Nearly 53 million people will face severe food insecurity during the region’s June-August lean season - 16 million more than earlier this year - according to expert hunger findings. Almost 3 million people risk emergency or catastrophic hunger, the highest hunger levels. Even as needs soar, a funding shortfall has forced WFP to cut food assistance to millions during the hardest months of this year.
“Things are very bad; Niger and Mali, for example, have seen funding cuts of more than 45 percent, compared to last year," says Margot van der Velden, WFP Regional Director for Western Africa. "It’s a continuously worsening trend in terms of food security and malnutrition. And the flooding outlook in 2025 is also worrying.”

Today, WFP needs US$710 million to reach 5.6 million of the most vulnerable people over the next six months, including malnourished children and pregnant and nursing mothers. That’s less than half the nearly 12 million people we had originally planned to assist.
“It’s now down to an emergency, prioritized group of people,” van der Velden says. “If we’re forced to cut their assistance, they’ll likely migrate, starve or have no options but to take up arms.”
Displaced people most at risk
Conflict, population displacement, economic crises and more frequent and severe floods count among the top regional hunger drivers. The fallout is far-reaching: deepening malnutrition and heightening tensions and competition among communities over scarce resources. Refugees and internally displaced people are among those hardest hit.
That’s the case in Chad, where more than 3.7 million people are expected to face severe hunger in the coming months. Many include the 1.4 million refugees Chad hosts - the majority of them conflict-displaced Sudanese.

“My only wish for the future is not to be hungry,” says 25-year-old Makka Ahmat Haroun. Like Moussa, she hails from Sudan’s North Darfur State, arriving at Koursigue camp alone earlier this year.
“These people have mostly left everything behind,” WFP’s van der Velden says of the millions displaced across the region. “They have no livelihoods, and there’s often no access to land and basic services. They’re often entirely reliant on the local community or what host governments can provide.”
In neighbouring Cameroon, unrest is also driving soaring hunger. In the Northwest Region, retired civil servant Saahkem Manfred and his large family are among thousands uprooted by violence.

“We are very grateful for the support the World Food Programme has given us,” says the father of seven, who raises pigs, chickens and has a small garden to help tide the family by.
Along with an urgent uptick in humanitarian financing, breaking the cycle of emergency needs is equally important - and key success stories exist in the region.
Where longer-term funding exists, WFP is working with governments and partners to build more sustainable futures. In Mauritania, WFP supports farmers like Khada Ahmed Val to stabilize dunes and restore degraded soil by planting resistant crops, establishing stone barriers against wind-blown sand and through techniques like half-moons that capture all-important rainwater.
“Before we’d see our crops buried by the wind and sand,” says Val. Now, she says, “we have managed to boost our harvests and raise our livestock.”

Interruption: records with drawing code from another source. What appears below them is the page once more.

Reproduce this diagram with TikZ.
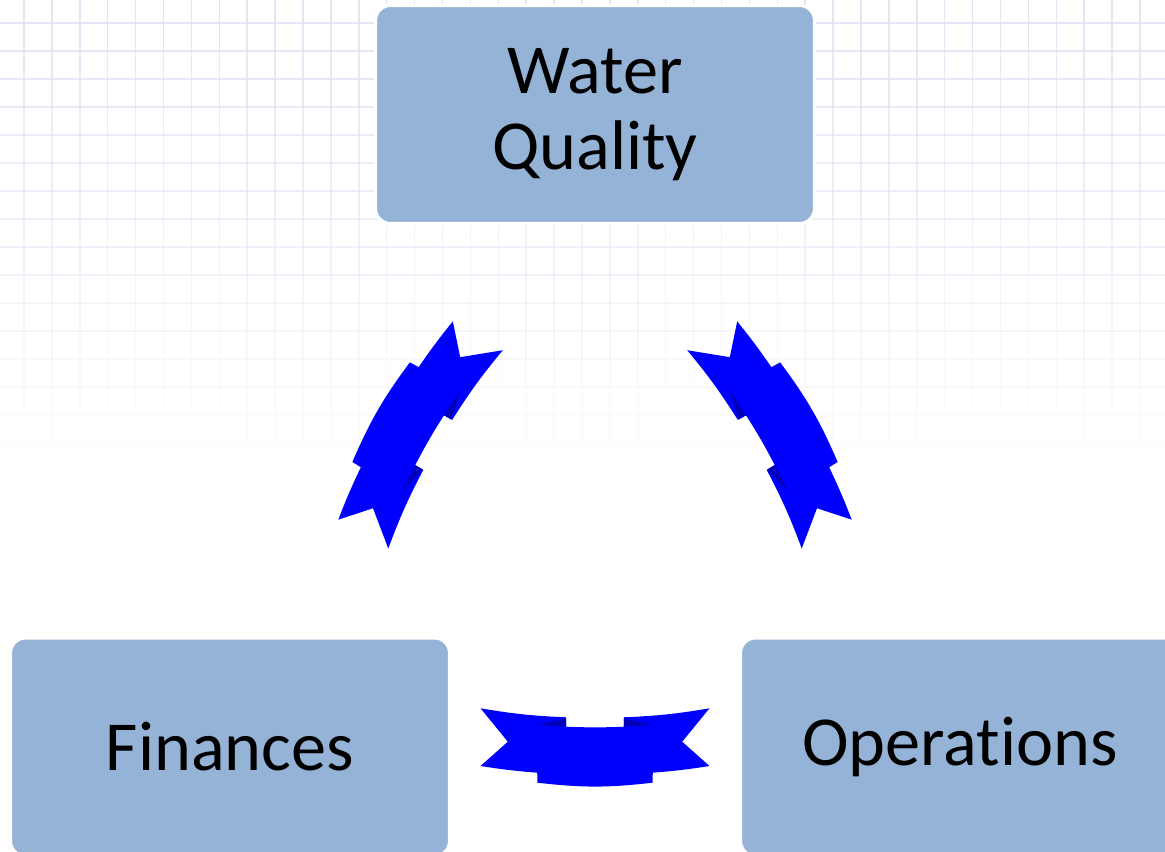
\documentclass[tikz,border=0pt]{standalone}
\usepackage{fontspec}
\setmainfont{Carlito}[Ligatures=NoCommon]
\definecolor{boxblue}{RGB}{149,179,215}
\definecolor{ribbonblue}{RGB}{0,0,255}
\definecolor{folddark}{RGB}{0,0,185}
\definecolor{gridline}{RGB}{222,225,243}

\newcommand{\drawribbon}{%
  \fill [ribbonblue] (-114.5,28.7) to[bend right=3.6] (-28.8,19.7) -- (-28.8,10.3)
    to[bend right=2.3] (28.8,10.3) -- (28.8,19.7) to[bend right=3.6] (114.5,28.7)
    -- (87.2,-4.7) -- (114.5,-29) to[bend left=2.2] (57.8,-35.7) -- (57.5,-45.7)
    to[bend left=6.6] (-57.5,-45.7) -- (-57.8,-35.7) to[bend left=2.2] (-114.5,-29)
    -- (-87.2,-4.7) -- cycle;
  \fill [folddark] (-57.5,12) -- (-28.8,18.7) -- (-28.8,10.3) -- cycle;
  \fill [folddark] (57.5,12) -- (28.8,18.7) -- (28.8,10.3) -- cycle;
}

\begin{document}
\begin{tikzpicture}[x=0.02cm, y=0.02cm,
    box/.style={draw=white, line width=0.06cm, fill=boxblue, rounded corners=0.3cm,
      minimum width=8.78cm, minimum height=4.36cm, align=center, inner sep=0pt,
      font=\fontsize{40}{44.5}\selectfont}]
  \useasboundingbox (0,0) rectangle (1165,851);
  \clip (0,0) rectangle (1165,851);
  \fill [white] (0,0) rectangle (1165,851);
  \foreach \r in {0,...,15} {
    \pgfmathsetmacro\gy{828-28*\r}
    \pgfmathsetmacro\gop{0.85-0.052*\r}
    \draw [gridline, line width=0.03cm, opacity=\gop] (0,\gy) -- (1165,\gy);
    \foreach \c in {0,...,41}
      \draw [gridline, line width=0.03cm, opacity=\gop] (24+27.9*\c,\gy) -- ++(0,28);
  }
  \node [box] (quality) at (595,736.5) {\raisebox{-4pt}{Water}\\\raisebox{-3pt}{Quality}};
  \node [box] (finances) at (230,104) {Finances};
  \node [box] (operations) at (960,104) {Operations};
  \coordinate (hub) at (595,315.3);
  \foreach \ang in {0,-120,120} {
    \begin{scope}[shift={(hub)}, rotate=\ang, shift={(0,-201.3)}]
      \drawribbon
    \end{scope}
  }
\end{tikzpicture}
\end{document}
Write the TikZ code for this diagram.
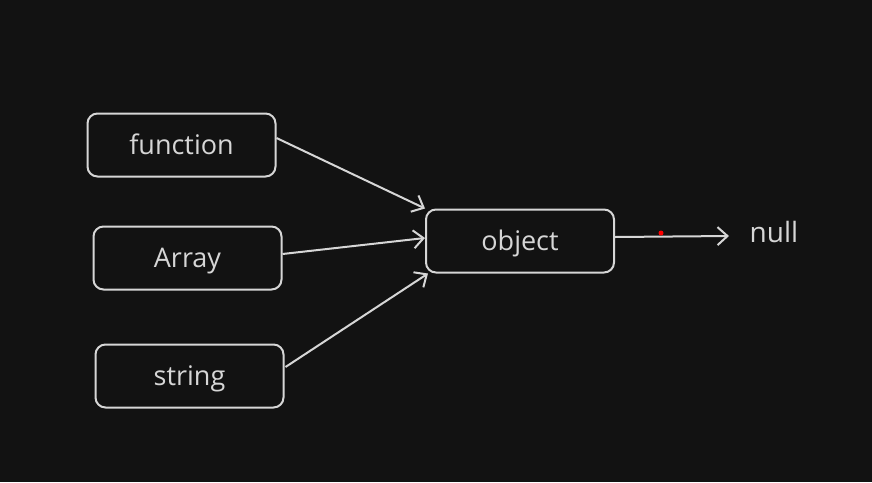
\documentclass[tikz,border=0pt]{standalone}
\usepackage{fontspec}
\setmainfont{Open Sans}
\usetikzlibrary{arrows.meta}
\definecolor{bg}{HTML}{121212}
\definecolor{ink}{HTML}{D6D6D6}
\begin{document}
\begin{tikzpicture}[x=1pt,y=-1pt,
  box/.style={draw=ink,line width=2pt,rounded corners=10pt,minimum width=188pt,minimum height=63pt,inner sep=0pt,text=ink,font=\fontsize{27}{30}\selectfont,text height=18pt,text depth=0pt},
  lbl/.style={text=ink,font=\fontsize{28}{32}\selectfont,inner sep=0pt},
  conn/.style={draw=ink,line width=2pt,-{Straight Barb[length=10pt,width=18pt,line width=2pt]}}]
\fill[bg] (0,0) rectangle (872,482);
\useasboundingbox (0,0) rectangle (872,482);
\node[box] (fn) at (181.5,145) {function};
\node[box] (arr) at (187.5,258) {Array};
\node[box] (str) at (189.5,376) {string};
\node[box] (obj) at (520,241) {object};
\node[lbl] (null) at (774,232) {null};
\coordinate (nullin) at (729,236);
\draw[conn] (fn.east) ++(0,-7) coordinate (a1) (a1) -- (obj.north west);
\draw[conn] (arr.east) ++(0,-4) coordinate (a2) (a2) -- ([yshift=3pt]obj.west);
\draw[conn] (str.east) ++(1,-9) coordinate (a3) (a3) -- ([xshift=3pt]obj.south west);
\draw[conn] (obj.east) ++(0,-4) coordinate (a4) (a4) -- (nullin);
\fill[red] (661,233) circle (2.5pt);
\end{tikzpicture}
\end{document}
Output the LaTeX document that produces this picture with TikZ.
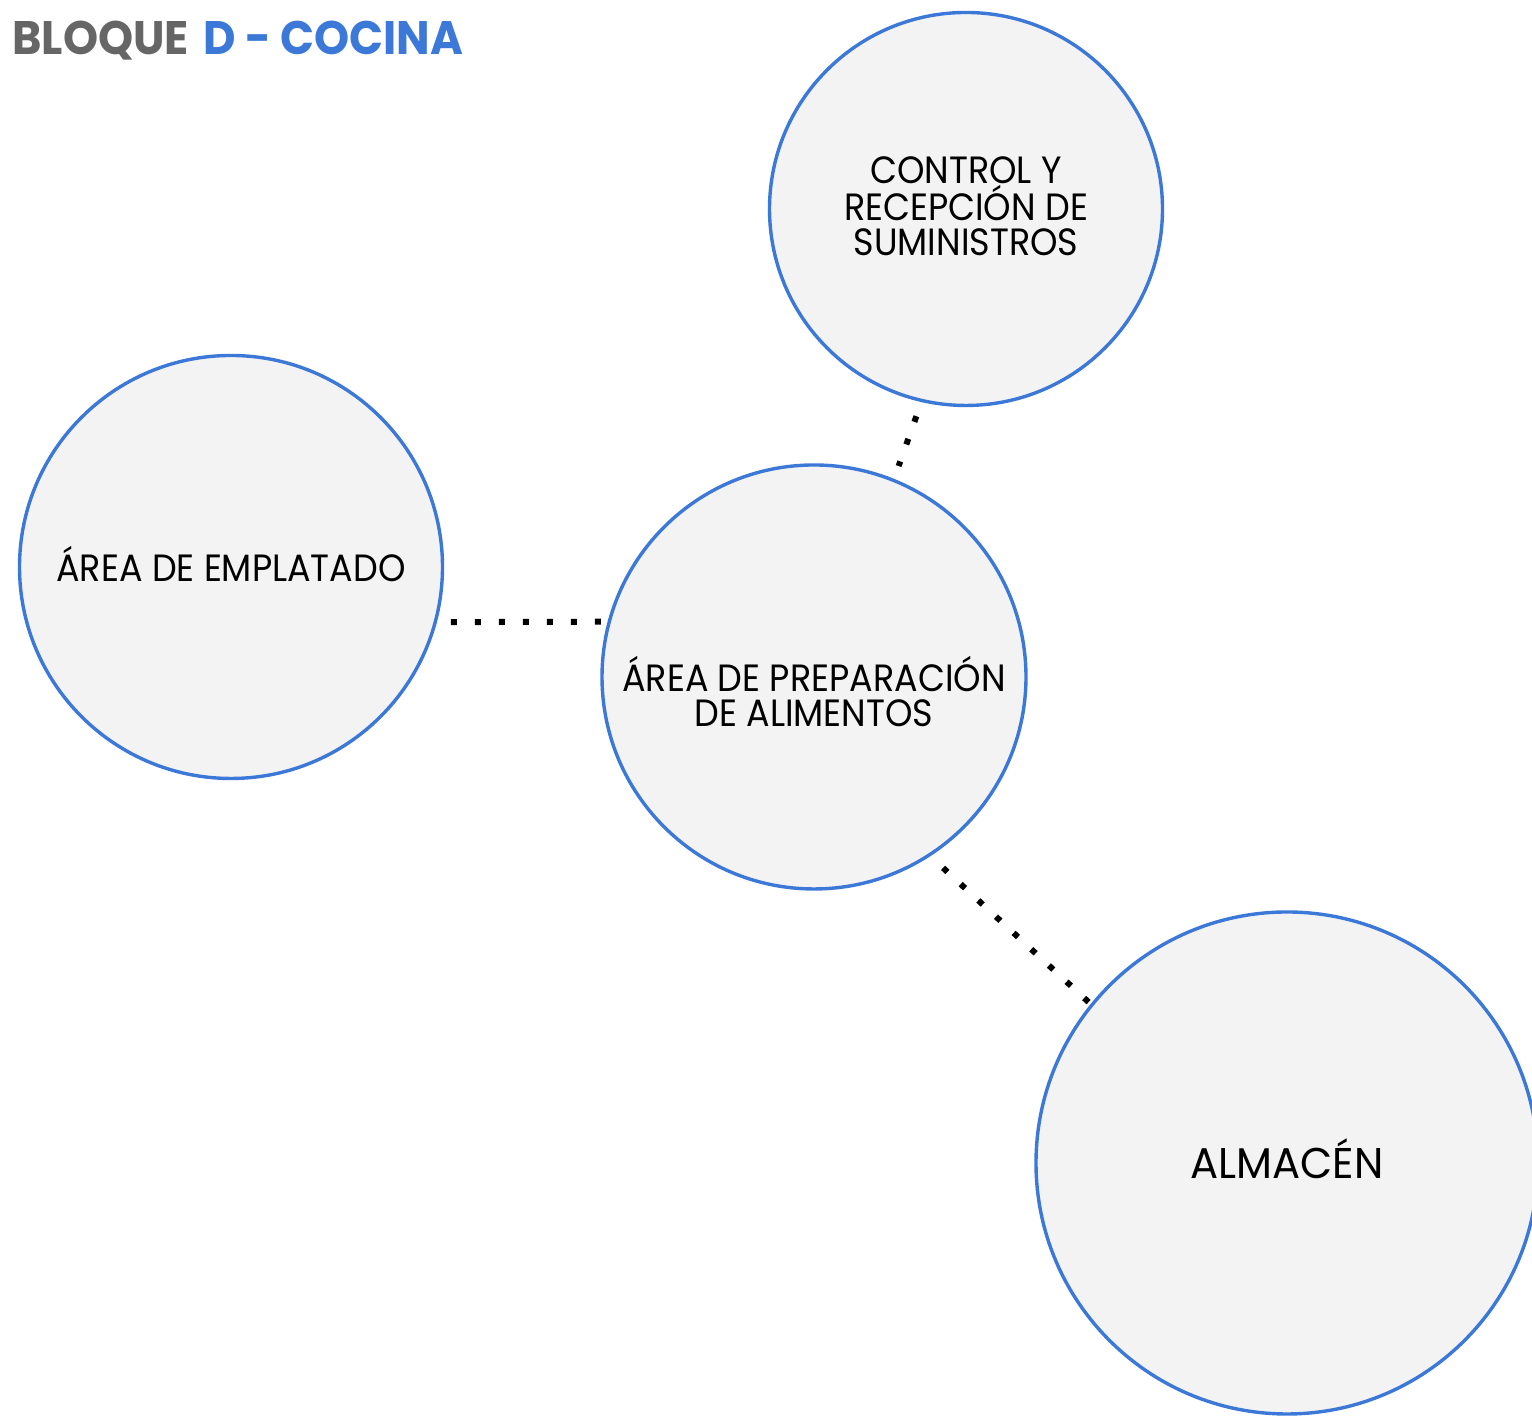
\documentclass[tikz,border=0pt]{standalone}
\usepackage{fontspec}
\setmainfont{Poppins}
\newfontfamily\bodyfont{Poppins}[FakeStretch=0.92]
\newfontfamily\almfont{Poppins}[FakeStretch=0.97]
\newfontfamily\titlefont{Poppins}[FakeStretch=0.95]
\definecolor{zblue}{HTML}{3C78D8}
\definecolor{zfill}{HTML}{F3F3F3}
\definecolor{tgray}{HTML}{666666}
\begin{document}
\begin{tikzpicture}[x=0.5pt,y=0.5pt,
  zone/.style={circle, draw=zblue, fill=zfill, line width=1.7pt, inner sep=0pt, align=center, text=black},
  lbl/.style={align=center, text=black, font=\bodyfont\fontsize{19}{17.5}\selectfont},
  dotline/.style={line width=3pt, dash pattern=on 3pt off 9pt, black}]
\useasboundingbox (0,0) rectangle (1532,1416);
\clip (0,0) rectangle (1532,1416);
\node[anchor=base west, font=\titlefont\fontsize{23.5}{28}\selectfont\bfseries, inner sep=0pt] (title) at (12,1361)
  {\color{tgray}BLOQUE\hspace{0.3em}\color{zblue}D - COCINA};
\node[zone, minimum size=196.5pt] (ctrl) at (966,1207) {};
\node[lbl] (ctrlt) at ([yshift=1.5pt]ctrl.center) {CONTROL Y\\RECEPCIÓN DE\\SUMINISTROS};
\node[zone, minimum size=211.5pt] (empl) at (231,849) {};
\node[lbl] (emplt) at ([yshift=1.5pt]empl.center) {ÁREA DE EMPLATADO};
\node[zone, minimum size=212pt] (prep) at (814,739) {};
\node[lbl] (prept) at ([yshift=-7.5pt]prep.center) {ÁREA DE PREPARACIÓN\\DE ALIMENTOS};
\node[zone, minimum size=251pt] (alm) at (1287,253) {};
\node[font=\almfont\fontsize{21.5}{20}\selectfont, text=black] (almt) at ([yshift=2pt]alm.center) {ALMACÉN};
\draw[dotline, shorten <=7.5pt, shorten >=6.8pt] (ctrl.257.2) -- (prep.68.23);
\draw[dotline, shorten <=7pt, shorten >=3pt] (empl.-15.1) -- (prep.165.2);
\draw[dotline, shorten <=8.6pt, shorten >=0.7pt] (prep.-57.6) -- (alm.141.25);
\end{tikzpicture}
\end{document}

“Things are beginning to change,” says Boubou Ba, who works on resilience programmes for WFP Mauritania,
In Niger’s western Tillabery Region, WFP is working with authorities on a multi-pronged effort to strengthen resilience and food security among local farmers and displaced populations through a raft of programs, from building boreholes and irrigation ponds, to establishing market gardens and supporting school meals for young pupils.
Findings show these WFP-supported resilience projects across five Sahel countries have restored hundreds of thousands of hectares of degraded land and transformed the lives of millions of people.

“If we are able to get the funding to work with communities, we can transform the ecosystems and increase social cohesion and livelihoods,” WFP’s van der Velden says. “And drastically diminish the need for humanitarian assistance.”